In my view, these were clear H&C submissions.

·       [39] The H&C Guidelines provide that, when assessing criminal inadmissibility and an exemption for it, an officer is required to take into account a series of factors. One of the key factors is the likelihood of re-offending. 

·       11.4. 
Criminal inadmissibilities 

·       When considering the H&C factors, officers should assess whether the known inadmissibility, for example, a criminal conviction, outweighs the H&C grounds. They may consider factors such as the applicant's actions, including those that led to and followed the conviction.
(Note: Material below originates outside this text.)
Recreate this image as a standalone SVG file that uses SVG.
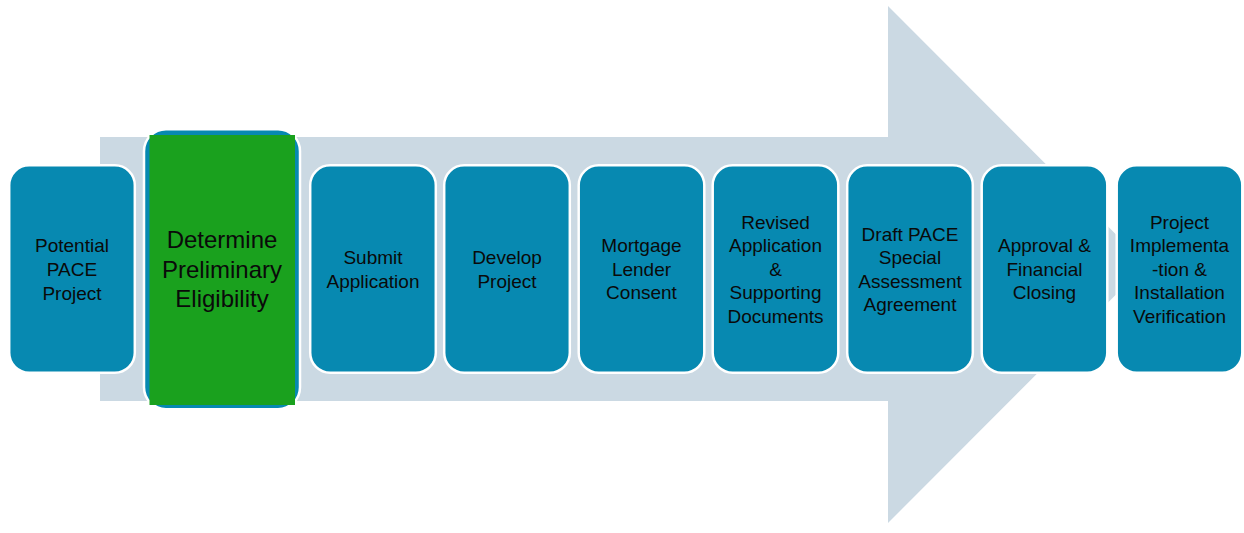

Officers should consider: 

·       * the type of criminal conviction; 

·       * what sentence was received; 

·       * the length of time since the conviction; 

·       * whether the conviction is an isolated incident or part of a pattern of recidivist criminality; and 

·       * any other pertinent information about the circumstances of the crime 
27     In the result, this Application for judicial review is allowed, the decision is set aside and the matter remitted to a different officer for re-consideration, no question for certification arising.
THIS COURT ORDERS that this Application for judicial review is allowed, the decision is set aside and the matter remitted to a different officer for re-consideration, no question for certification arising.